> _Your objective_: Retype only what runs from the first line of the listing to the line holding "bottom_yticks = [0, 0.02, 0.04, 0.06, 0.08, 0.1, 0.12]", both included. Do not retype the pictures.
--------------------------------
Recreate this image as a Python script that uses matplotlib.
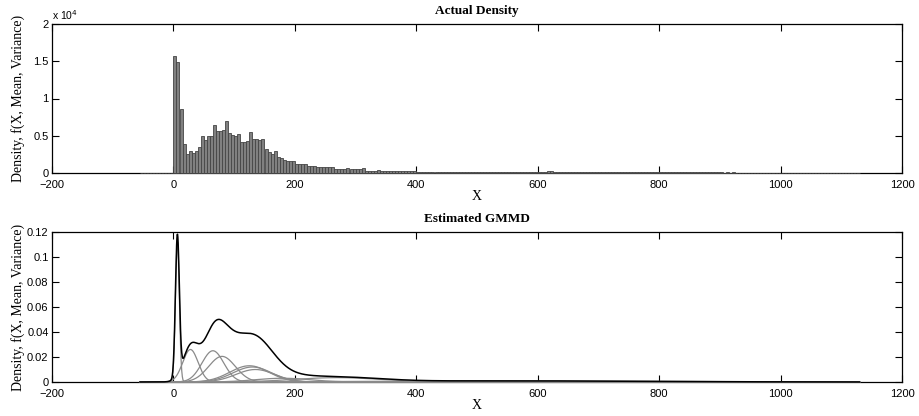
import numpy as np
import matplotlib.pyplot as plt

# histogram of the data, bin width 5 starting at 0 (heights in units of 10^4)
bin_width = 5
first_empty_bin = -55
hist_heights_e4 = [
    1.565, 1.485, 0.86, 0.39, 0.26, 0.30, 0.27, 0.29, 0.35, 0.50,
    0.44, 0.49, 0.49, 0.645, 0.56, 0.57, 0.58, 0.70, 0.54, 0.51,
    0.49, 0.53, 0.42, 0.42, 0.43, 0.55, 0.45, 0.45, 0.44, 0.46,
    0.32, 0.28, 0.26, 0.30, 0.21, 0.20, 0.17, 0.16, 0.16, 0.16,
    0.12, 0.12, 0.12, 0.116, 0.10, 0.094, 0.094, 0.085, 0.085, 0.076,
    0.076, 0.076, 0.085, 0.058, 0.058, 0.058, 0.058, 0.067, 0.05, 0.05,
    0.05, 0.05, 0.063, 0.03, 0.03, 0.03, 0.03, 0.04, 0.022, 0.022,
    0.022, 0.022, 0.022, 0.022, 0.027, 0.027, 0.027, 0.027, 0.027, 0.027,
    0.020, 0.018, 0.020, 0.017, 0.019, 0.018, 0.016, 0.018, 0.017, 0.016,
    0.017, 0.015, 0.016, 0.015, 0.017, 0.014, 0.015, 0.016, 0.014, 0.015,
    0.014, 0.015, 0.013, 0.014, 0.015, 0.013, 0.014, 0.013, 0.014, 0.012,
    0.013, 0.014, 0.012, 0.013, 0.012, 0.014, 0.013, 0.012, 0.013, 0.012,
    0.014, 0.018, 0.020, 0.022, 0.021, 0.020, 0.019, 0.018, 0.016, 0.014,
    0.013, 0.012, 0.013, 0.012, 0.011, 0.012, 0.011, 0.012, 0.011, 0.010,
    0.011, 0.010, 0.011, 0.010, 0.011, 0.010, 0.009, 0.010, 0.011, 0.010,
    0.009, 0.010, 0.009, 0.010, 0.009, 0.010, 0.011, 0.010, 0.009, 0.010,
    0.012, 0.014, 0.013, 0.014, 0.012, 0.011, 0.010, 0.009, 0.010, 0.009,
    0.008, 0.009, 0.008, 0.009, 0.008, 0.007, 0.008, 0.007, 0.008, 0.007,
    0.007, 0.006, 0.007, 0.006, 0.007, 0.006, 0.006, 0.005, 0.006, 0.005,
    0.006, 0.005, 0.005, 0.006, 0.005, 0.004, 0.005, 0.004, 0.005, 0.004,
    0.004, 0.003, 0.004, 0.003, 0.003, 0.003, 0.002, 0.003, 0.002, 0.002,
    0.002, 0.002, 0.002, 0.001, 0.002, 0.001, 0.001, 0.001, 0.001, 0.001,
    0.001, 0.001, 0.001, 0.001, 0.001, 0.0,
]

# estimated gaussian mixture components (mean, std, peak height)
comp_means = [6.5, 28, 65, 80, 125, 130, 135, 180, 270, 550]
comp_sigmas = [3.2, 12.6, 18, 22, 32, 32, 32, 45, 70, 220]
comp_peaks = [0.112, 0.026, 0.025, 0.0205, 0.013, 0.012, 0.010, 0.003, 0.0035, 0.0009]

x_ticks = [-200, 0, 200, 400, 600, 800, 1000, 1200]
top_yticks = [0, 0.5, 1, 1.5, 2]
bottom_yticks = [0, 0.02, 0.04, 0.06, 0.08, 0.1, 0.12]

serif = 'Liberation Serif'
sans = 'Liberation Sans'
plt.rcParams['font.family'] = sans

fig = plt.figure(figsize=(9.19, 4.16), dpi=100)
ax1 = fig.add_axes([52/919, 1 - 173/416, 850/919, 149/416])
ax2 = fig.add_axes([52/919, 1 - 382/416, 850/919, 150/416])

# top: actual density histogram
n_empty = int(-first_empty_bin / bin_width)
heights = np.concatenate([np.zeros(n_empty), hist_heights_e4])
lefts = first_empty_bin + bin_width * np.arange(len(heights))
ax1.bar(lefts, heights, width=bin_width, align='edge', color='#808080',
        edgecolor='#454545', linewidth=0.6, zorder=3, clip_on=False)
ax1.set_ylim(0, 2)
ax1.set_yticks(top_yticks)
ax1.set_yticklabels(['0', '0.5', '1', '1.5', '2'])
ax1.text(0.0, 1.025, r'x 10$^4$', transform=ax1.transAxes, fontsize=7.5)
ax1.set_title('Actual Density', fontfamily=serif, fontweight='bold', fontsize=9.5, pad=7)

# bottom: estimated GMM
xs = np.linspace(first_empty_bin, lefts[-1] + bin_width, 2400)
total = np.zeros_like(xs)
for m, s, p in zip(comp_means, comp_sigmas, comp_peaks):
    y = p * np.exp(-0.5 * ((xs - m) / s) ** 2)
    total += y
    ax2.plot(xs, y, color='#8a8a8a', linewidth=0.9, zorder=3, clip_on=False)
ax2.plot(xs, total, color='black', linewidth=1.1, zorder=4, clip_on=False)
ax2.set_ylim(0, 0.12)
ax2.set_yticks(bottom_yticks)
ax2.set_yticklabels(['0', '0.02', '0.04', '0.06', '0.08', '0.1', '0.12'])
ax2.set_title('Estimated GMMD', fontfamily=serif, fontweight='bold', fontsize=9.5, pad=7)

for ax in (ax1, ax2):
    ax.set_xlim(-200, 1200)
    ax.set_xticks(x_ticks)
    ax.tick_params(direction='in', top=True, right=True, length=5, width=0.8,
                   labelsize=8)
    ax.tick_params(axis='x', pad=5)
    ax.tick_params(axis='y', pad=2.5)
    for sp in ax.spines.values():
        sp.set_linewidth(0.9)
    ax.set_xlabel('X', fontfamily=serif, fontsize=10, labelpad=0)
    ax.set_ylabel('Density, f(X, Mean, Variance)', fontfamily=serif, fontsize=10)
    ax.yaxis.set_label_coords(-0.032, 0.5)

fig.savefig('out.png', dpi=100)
--------------------------------
> _Written solution_:
Recreate this image as a Python script that uses matplotlib.
import numpy as np
import matplotlib.pyplot as plt

# histogram of the data, bin width 5 starting at 0 (heights in units of 10^4)
bin_width = 5
first_empty_bin = -55
hist_heights_e4 = [
    1.565, 1.485, 0.86, 0.39, 0.26, 0.30, 0.27, 0.29, 0.35, 0.50,
    0.44, 0.49, 0.49, 0.645, 0.56, 0.57, 0.58, 0.70, 0.54, 0.51,
    0.49, 0.53, 0.42, 0.42, 0.43, 0.55, 0.45, 0.45, 0.44, 0.46,
    0.32, 0.28, 0.26, 0.30, 0.21, 0.20, 0.17, 0.16, 0.16, 0.16,
    0.12, 0.12, 0.12, 0.116, 0.10, 0.094, 0.094, 0.085, 0.085, 0.076,
    0.076, 0.076, 0.085, 0.058, 0.058, 0.058, 0.058, 0.067, 0.05, 0.05,
    0.05, 0.05, 0.063, 0.03, 0.03, 0.03, 0.03, 0.04, 0.022, 0.022,
    0.022, 0.022, 0.022, 0.022, 0.027, 0.027, 0.027, 0.027, 0.027, 0.027,
    0.020, 0.018, 0.020, 0.017, 0.019, 0.018, 0.016, 0.018, 0.017, 0.016,
    0.017, 0.015, 0.016, 0.015, 0.017, 0.014, 0.015, 0.016, 0.014, 0.015,
    0.014, 0.015, 0.013, 0.014, 0.015, 0.013, 0.014, 0.013, 0.014, 0.012,
    0.013, 0.014, 0.012, 0.013, 0.012, 0.014, 0.013, 0.012, 0.013, 0.012,
    0.014, 0.018, 0.020, 0.022, 0.021, 0.020, 0.019, 0.018, 0.016, 0.014,
    0.013, 0.012, 0.013, 0.012, 0.011, 0.012, 0.011, 0.012, 0.011, 0.010,
    0.011, 0.010, 0.011, 0.010, 0.011, 0.010, 0.009, 0.010, 0.011, 0.010,
    0.009, 0.010, 0.009, 0.010, 0.009, 0.010, 0.011, 0.010, 0.009, 0.010,
    0.012, 0.014, 0.013, 0.014, 0.012, 0.011, 0.010, 0.009, 0.010, 0.009,
    0.008, 0.009, 0.008, 0.009, 0.008, 0.007, 0.008, 0.007, 0.008, 0.007,
    0.007, 0.006, 0.007, 0.006, 0.007, 0.006, 0.006, 0.005, 0.006, 0.005,
    0.006, 0.005, 0.005, 0.006, 0.005, 0.004, 0.005, 0.004, 0.005, 0.004,
    0.004, 0.003, 0.004, 0.003, 0.003, 0.003, 0.002, 0.003, 0.002, 0.002,
    0.002, 0.002, 0.002, 0.001, 0.002, 0.001, 0.001, 0.001, 0.001, 0.001,
    0.001, 0.001, 0.001, 0.001, 0.001, 0.0,
]

# estimated gaussian mixture components (mean, std, peak height)
comp_means = [6.5, 28, 65, 80, 125, 130, 135, 180, 270, 550]
comp_sigmas = [3.2, 12.6, 18, 22, 32, 32, 32, 45, 70, 220]
comp_peaks = [0.112, 0.026, 0.025, 0.0205, 0.013, 0.012, 0.010, 0.003, 0.0035, 0.0009]

x_ticks = [-200, 0, 200, 400, 600, 800, 1000, 1200]
top_yticks = [0, 0.5, 1, 1.5, 2]
bottom_yticks = [0, 0.02, 0.04, 0.06, 0.08, 0.1, 0.12]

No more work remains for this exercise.